O posicionamento do STJ

O entendimento do STJ estrutura três diretrizes relevantes:

  • Equiparação às instituições financeiras – Corretoras de criptomoedas se enquadram na definição legal e, portanto, respondem pelos riscos da atividade.
  • Aplicação da responsabilidade objetiva do CDC – A prova de culpa do consumidor ou de terceiro deve ser robusta, cabendo ao fornecedor o ônus dessa demonstração.
  • Fortuito interno versus externo – Ataques hackers à própria infraestrutura da plataforma configuram fortuito interno e não afastam a responsabilidade.

A tendência jurisprudencial, portanto, é de estender aos ambientes digitais o mesmo padrão protetivo aplicado ao sistema bancário tradicional, reforçando a confiança do consumidor no ecossistema de moedas digitais.

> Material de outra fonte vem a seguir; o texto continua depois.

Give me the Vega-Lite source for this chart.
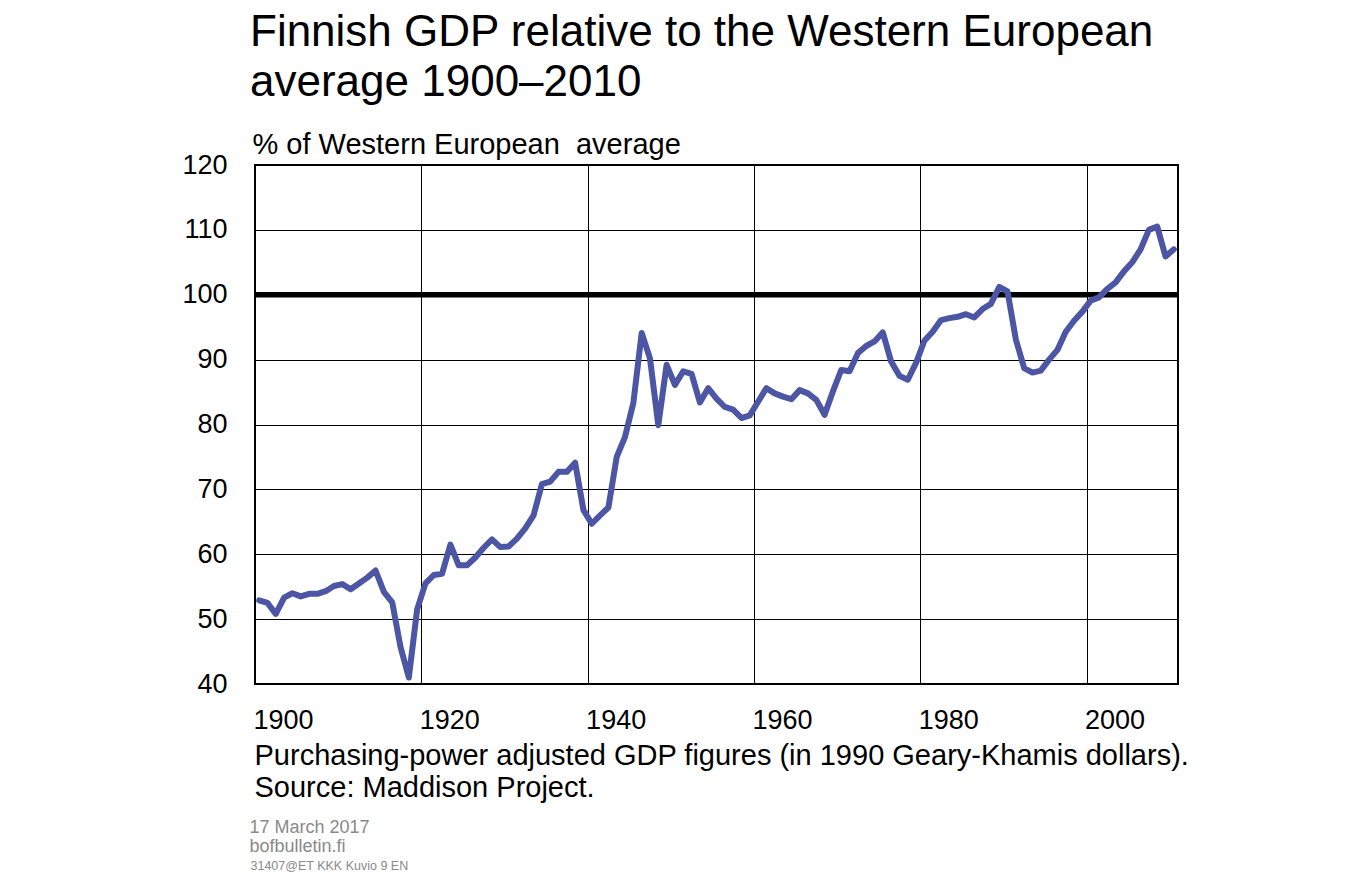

Por trás dos números, estão histórias de investidores que veem, em segundos, anos de economia desaparecerem. O avanço da tecnologia blockchain não elimina o elo mais frágil: a interface entre usuários e plataformas, onde a usabilidade e a segurança precisam coexistir. A decisão do STJ envia mensagem clara ao mercado: não basta adotar protocolos de segurança sofisticados. É preciso também garantir sua efetiva execução.

Conclusão

A jurisprudência do STJ marca um ponto de inflexão na regulação indireta do mercado de criptoativos no Brasil. Ao afirmar que plataformas respondem objetivamente por transações fraudulentas realizadas mediante credenciais legítimas, mas sem o cumprimento integral dos protocolos de segurança, a Corte coloca sobre essas empresas o ônus de robustecer continuamente seus sistemas. Num ambiente de alta volatilidade e riscos digitais crescentes, a confiança será o ativo mais valioso, e, agora, também um imperativo jurídico.